Copy out the material below in full, but not its images.
>> START Stored data
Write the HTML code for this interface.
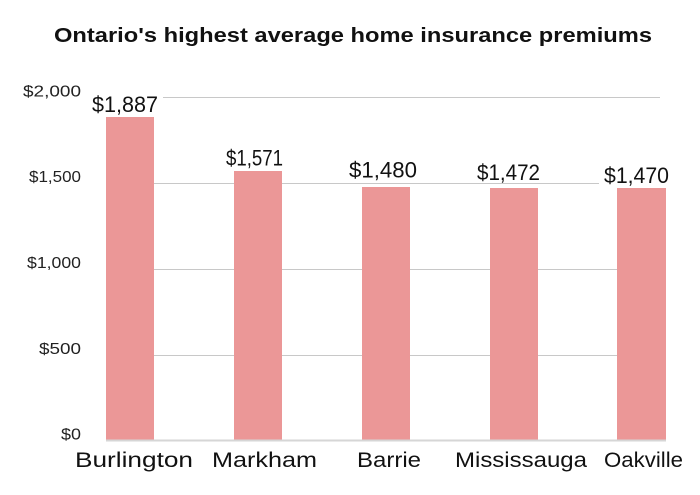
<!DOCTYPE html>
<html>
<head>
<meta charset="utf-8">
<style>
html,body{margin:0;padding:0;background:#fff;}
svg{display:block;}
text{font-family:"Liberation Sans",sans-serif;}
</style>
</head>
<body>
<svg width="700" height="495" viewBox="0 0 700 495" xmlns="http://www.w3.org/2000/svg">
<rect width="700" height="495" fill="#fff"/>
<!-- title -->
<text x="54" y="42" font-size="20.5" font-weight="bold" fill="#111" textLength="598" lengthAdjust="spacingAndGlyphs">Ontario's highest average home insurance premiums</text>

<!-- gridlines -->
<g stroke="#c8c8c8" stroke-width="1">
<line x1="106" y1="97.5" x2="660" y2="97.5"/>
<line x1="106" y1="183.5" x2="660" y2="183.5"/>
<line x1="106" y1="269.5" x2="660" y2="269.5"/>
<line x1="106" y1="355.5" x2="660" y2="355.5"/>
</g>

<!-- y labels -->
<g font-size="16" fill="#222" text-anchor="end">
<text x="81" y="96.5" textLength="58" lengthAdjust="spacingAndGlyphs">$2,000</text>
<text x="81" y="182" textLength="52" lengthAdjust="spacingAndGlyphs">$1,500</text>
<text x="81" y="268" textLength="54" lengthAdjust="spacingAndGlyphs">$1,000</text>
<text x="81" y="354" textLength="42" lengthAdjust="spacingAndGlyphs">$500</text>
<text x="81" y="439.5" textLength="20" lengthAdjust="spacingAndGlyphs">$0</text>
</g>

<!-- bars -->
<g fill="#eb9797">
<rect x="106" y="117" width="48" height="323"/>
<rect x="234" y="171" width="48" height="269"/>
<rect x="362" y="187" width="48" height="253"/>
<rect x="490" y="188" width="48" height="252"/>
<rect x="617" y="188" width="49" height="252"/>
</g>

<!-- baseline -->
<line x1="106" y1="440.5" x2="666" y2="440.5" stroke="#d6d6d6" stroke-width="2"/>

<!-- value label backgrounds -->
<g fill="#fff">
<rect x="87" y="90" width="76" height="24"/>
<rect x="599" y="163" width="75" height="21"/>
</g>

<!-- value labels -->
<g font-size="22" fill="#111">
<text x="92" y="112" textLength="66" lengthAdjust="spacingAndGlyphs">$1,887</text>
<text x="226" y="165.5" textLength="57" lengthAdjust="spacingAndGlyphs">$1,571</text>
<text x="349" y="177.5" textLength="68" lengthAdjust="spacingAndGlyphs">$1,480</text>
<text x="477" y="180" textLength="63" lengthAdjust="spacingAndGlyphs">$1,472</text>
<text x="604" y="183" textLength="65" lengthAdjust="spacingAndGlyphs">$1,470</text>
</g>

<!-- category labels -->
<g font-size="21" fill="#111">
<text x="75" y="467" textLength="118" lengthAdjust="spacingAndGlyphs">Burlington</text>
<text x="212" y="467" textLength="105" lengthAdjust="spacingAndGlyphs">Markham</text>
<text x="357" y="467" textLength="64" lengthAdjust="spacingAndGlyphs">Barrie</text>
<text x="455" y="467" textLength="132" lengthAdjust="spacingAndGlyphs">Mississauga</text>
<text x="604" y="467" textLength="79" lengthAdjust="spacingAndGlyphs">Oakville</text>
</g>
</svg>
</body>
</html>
>> END Stored data
- **Solution to the exercise**:
Write the HTML code for this interface.
<!DOCTYPE html>
<html>
<head>
<meta charset="utf-8">
<style>
html,body{margin:0;padding:0;background:#fff;}
svg{display:block;}
text{font-family:"Liberation Sans",sans-serif;}
</style>
</head>
<body>
<svg width="700" height="495" viewBox="0 0 700 495" xmlns="http://www.w3.org/2000/svg">
<rect width="700" height="495" fill="#fff"/>
<!-- title -->
<text x="54" y="42" font-size="20.5" font-weight="bold" fill="#111" textLength="598" lengthAdjust="spacingAndGlyphs">Ontario's highest average home insurance premiums</text>

<!-- gridlines -->
<g stroke="#c8c8c8" stroke-width="1">
<line x1="106" y1="97.5" x2="660" y2="97.5"/>
<line x1="106" y1="183.5" x2="660" y2="183.5"/>
<line x1="106" y1="269.5" x2="660" y2="269.5"/>
<line x1="106" y1="355.5" x2="660" y2="355.5"/>
</g>

<!-- y labels -->
<g font-size="16" fill="#222" text-anchor="end">
<text x="81" y="96.5" textLength="58" lengthAdjust="spacingAndGlyphs">$2,000</text>
<text x="81" y="182" textLength="52" lengthAdjust="spacingAndGlyphs">$1,500</text>
<text x="81" y="268" textLength="54" lengthAdjust="spacingAndGlyphs">$1,000</text>
<text x="81" y="354" textLength="42" lengthAdjust="spacingAndGlyphs">$500</text>
<text x="81" y="439.5" textLength="20" lengthAdjust="spacingAndGlyphs">$0</text>
</g>

<!-- bars -->
<g fill="#eb9797">
<rect x="106" y="117" width="48" height="323"/>
<rect x="234" y="171" width="48" height="269"/>
<rect x="362" y="187" width="48" height="253"/>
<rect x="490" y="188" width="48" height="252"/>
<rect x="617" y="188" width="49" height="252"/>
</g>

<!-- baseline -->
<line x1="106" y1="440.5" x2="666" y2="440.5" stroke="#d6d6d6" stroke-width="2"/>

<!-- value label backgrounds -->
<g fill="#fff">
<rect x="87" y="90" width="76" height="24"/>
<rect x="599" y="163" width="75" height="21"/>
</g>

<!-- value labels -->
<g font-size="22" fill="#111">
<text x="92" y="112" textLength="66" lengthAdjust="spacingAndGlyphs">$1,887</text>
<text x="226" y="165.5" textLength="57" lengthAdjust="spacingAndGlyphs">$1,571</text>
<text x="349" y="177.5" textLength="68" lengthAdjust="spacingAndGlyphs">$1,480</text>
<text x="477" y="180" textLength="63" lengthAdjust="spacingAndGlyphs">$1,472</text>
<text x="604" y="183" textLength="65" lengthAdjust="spacingAndGlyphs">$1,470</text>
</g>

<!-- category labels -->
<g font-size="21" fill="#111">
<text x="75" y="467" textLength="118" lengthAdjust="spacingAndGlyphs">Burlington</text>
<text x="212" y="467" textLength="105" lengthAdjust="spacingAndGlyphs">Markham</text>
<text x="357" y="467" textLength="64" lengthAdjust="spacingAndGlyphs">Barrie</text>
<text x="455" y="467" textLength="132" lengthAdjust="spacingAndGlyphs">Mississauga</text>
<text x="604" y="467" textLength="79" lengthAdjust="spacingAndGlyphs">Oakville</text>
</g>
</svg>
</body>
</html>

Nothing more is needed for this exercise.